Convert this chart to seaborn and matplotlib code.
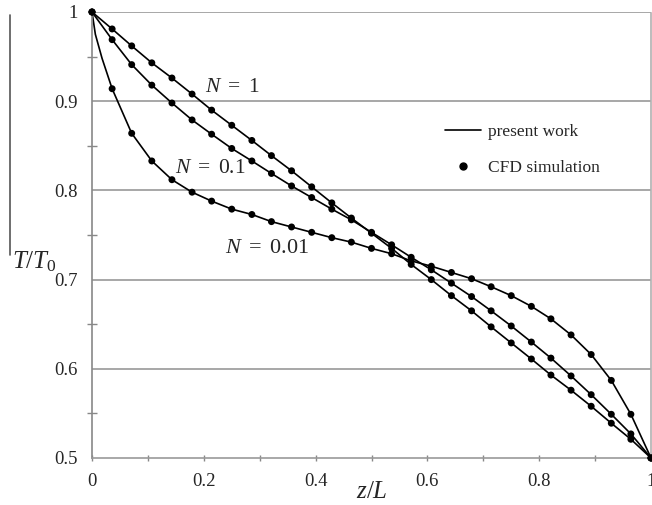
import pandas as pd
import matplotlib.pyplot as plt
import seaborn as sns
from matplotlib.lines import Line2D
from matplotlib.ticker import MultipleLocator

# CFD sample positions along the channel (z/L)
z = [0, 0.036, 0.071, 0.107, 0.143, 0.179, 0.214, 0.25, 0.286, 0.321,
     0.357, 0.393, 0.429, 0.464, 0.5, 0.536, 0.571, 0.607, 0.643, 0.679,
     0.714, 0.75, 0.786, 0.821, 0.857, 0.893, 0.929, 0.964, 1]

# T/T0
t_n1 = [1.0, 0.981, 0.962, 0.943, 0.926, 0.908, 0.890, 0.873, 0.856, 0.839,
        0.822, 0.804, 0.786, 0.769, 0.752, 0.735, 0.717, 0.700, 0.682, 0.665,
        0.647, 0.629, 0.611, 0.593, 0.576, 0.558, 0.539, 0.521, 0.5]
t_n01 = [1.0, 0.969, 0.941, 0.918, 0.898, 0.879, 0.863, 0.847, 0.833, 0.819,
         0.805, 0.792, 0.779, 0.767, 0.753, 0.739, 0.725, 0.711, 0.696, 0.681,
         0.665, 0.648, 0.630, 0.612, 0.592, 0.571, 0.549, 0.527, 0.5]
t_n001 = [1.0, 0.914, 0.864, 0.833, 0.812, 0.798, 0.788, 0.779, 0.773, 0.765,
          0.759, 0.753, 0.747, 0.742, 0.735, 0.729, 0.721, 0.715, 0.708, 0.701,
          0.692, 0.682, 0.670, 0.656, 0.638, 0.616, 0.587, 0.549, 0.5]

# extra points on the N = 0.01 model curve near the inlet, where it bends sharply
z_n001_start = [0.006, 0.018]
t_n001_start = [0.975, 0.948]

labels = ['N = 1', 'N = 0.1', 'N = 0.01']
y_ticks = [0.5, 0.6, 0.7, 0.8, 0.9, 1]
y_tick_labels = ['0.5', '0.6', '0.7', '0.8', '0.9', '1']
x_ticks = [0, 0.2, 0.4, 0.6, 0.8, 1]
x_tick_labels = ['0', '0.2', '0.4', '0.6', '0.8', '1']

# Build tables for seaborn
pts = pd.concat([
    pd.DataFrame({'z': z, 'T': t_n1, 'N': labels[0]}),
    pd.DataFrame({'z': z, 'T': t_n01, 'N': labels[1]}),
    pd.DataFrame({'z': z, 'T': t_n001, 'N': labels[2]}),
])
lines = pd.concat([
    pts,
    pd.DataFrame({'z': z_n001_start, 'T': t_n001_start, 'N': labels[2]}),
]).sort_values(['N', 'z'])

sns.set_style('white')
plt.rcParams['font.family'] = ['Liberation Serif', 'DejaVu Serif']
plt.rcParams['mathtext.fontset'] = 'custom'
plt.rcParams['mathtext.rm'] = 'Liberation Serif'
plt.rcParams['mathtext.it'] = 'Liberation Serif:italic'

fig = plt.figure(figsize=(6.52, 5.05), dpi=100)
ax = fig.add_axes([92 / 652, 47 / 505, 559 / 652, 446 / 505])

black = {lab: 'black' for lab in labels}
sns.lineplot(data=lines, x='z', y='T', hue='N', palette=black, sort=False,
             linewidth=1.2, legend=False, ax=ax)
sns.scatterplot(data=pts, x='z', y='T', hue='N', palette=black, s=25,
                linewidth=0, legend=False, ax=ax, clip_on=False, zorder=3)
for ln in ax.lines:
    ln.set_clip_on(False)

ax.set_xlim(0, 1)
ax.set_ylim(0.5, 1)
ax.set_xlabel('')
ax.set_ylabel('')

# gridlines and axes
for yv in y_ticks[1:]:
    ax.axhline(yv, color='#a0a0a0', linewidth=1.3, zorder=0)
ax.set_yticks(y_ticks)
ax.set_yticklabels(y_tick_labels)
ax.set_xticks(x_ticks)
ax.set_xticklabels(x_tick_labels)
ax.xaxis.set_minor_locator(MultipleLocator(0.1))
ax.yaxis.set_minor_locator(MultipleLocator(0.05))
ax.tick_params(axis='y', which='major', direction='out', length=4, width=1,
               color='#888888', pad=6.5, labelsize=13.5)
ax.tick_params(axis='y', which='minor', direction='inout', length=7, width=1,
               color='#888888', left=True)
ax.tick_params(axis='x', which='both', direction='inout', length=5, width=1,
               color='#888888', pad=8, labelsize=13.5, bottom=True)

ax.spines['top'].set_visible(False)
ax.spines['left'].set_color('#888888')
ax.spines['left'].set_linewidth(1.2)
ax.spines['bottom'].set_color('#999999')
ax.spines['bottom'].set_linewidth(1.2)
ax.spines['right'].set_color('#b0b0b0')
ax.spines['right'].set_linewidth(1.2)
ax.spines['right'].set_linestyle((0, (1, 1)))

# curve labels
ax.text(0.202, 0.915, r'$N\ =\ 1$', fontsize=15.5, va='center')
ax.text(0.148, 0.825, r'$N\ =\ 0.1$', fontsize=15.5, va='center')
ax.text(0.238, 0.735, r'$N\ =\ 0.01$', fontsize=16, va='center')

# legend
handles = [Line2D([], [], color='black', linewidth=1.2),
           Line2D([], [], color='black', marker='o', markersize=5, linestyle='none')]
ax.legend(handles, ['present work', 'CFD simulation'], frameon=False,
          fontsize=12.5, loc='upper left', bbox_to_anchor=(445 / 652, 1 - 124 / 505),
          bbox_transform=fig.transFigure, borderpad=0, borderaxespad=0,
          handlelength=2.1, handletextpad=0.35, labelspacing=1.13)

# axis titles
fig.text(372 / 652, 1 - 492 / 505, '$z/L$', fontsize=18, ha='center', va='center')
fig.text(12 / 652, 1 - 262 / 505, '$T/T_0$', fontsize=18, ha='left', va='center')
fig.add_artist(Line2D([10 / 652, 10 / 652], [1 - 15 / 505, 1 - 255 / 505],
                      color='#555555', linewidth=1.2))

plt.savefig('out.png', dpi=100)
● ● ● ● ● ● ●
### Problem to work on
Leave out the pictures. Transcribe only the lines above, from the first through the one that contains "ax = fig.add_axes([92".

### Completed exercise
Convert this chart to seaborn and matplotlib code.
import pandas as pd
import matplotlib.pyplot as plt
import seaborn as sns
from matplotlib.lines import Line2D
from matplotlib.ticker import MultipleLocator

# CFD sample positions along the channel (z/L)
z = [0, 0.036, 0.071, 0.107, 0.143, 0.179, 0.214, 0.25, 0.286, 0.321,
     0.357, 0.393, 0.429, 0.464, 0.5, 0.536, 0.571, 0.607, 0.643, 0.679,
     0.714, 0.75, 0.786, 0.821, 0.857, 0.893, 0.929, 0.964, 1]

# T/T0
t_n1 = [1.0, 0.981, 0.962, 0.943, 0.926, 0.908, 0.890, 0.873, 0.856, 0.839,
        0.822, 0.804, 0.786, 0.769, 0.752, 0.735, 0.717, 0.700, 0.682, 0.665,
        0.647, 0.629, 0.611, 0.593, 0.576, 0.558, 0.539, 0.521, 0.5]
t_n01 = [1.0, 0.969, 0.941, 0.918, 0.898, 0.879, 0.863, 0.847, 0.833, 0.819,
         0.805, 0.792, 0.779, 0.767, 0.753, 0.739, 0.725, 0.711, 0.696, 0.681,
         0.665, 0.648, 0.630, 0.612, 0.592, 0.571, 0.549, 0.527, 0.5]
t_n001 = [1.0, 0.914, 0.864, 0.833, 0.812, 0.798, 0.788, 0.779, 0.773, 0.765,
          0.759, 0.753, 0.747, 0.742, 0.735, 0.729, 0.721, 0.715, 0.708, 0.701,
          0.692, 0.682, 0.670, 0.656, 0.638, 0.616, 0.587, 0.549, 0.5]

# extra points on the N = 0.01 model curve near the inlet, where it bends sharply
z_n001_start = [0.006, 0.018]
t_n001_start = [0.975, 0.948]

labels = ['N = 1', 'N = 0.1', 'N = 0.01']
y_ticks = [0.5, 0.6, 0.7, 0.8, 0.9, 1]
y_tick_labels = ['0.5', '0.6', '0.7', '0.8', '0.9', '1']
x_ticks = [0, 0.2, 0.4, 0.6, 0.8, 1]
x_tick_labels = ['0', '0.2', '0.4', '0.6', '0.8', '1']

# Build tables for seaborn
pts = pd.concat([
    pd.DataFrame({'z': z, 'T': t_n1, 'N': labels[0]}),
    pd.DataFrame({'z': z, 'T': t_n01, 'N': labels[1]}),
    pd.DataFrame({'z': z, 'T': t_n001, 'N': labels[2]}),
])
lines = pd.concat([
    pts,
    pd.DataFrame({'z': z_n001_start, 'T': t_n001_start, 'N': labels[2]}),
]).sort_values(['N', 'z'])

sns.set_style('white')
plt.rcParams['font.family'] = ['Liberation Serif', 'DejaVu Serif']
plt.rcParams['mathtext.fontset'] = 'custom'
plt.rcParams['mathtext.rm'] = 'Liberation Serif'
plt.rcParams['mathtext.it'] = 'Liberation Serif:italic'

fig = plt.figure(figsize=(6.52, 5.05), dpi=100)
ax = fig.add_axes([92 / 652, 47 / 505, 559 / 652, 446 / 505])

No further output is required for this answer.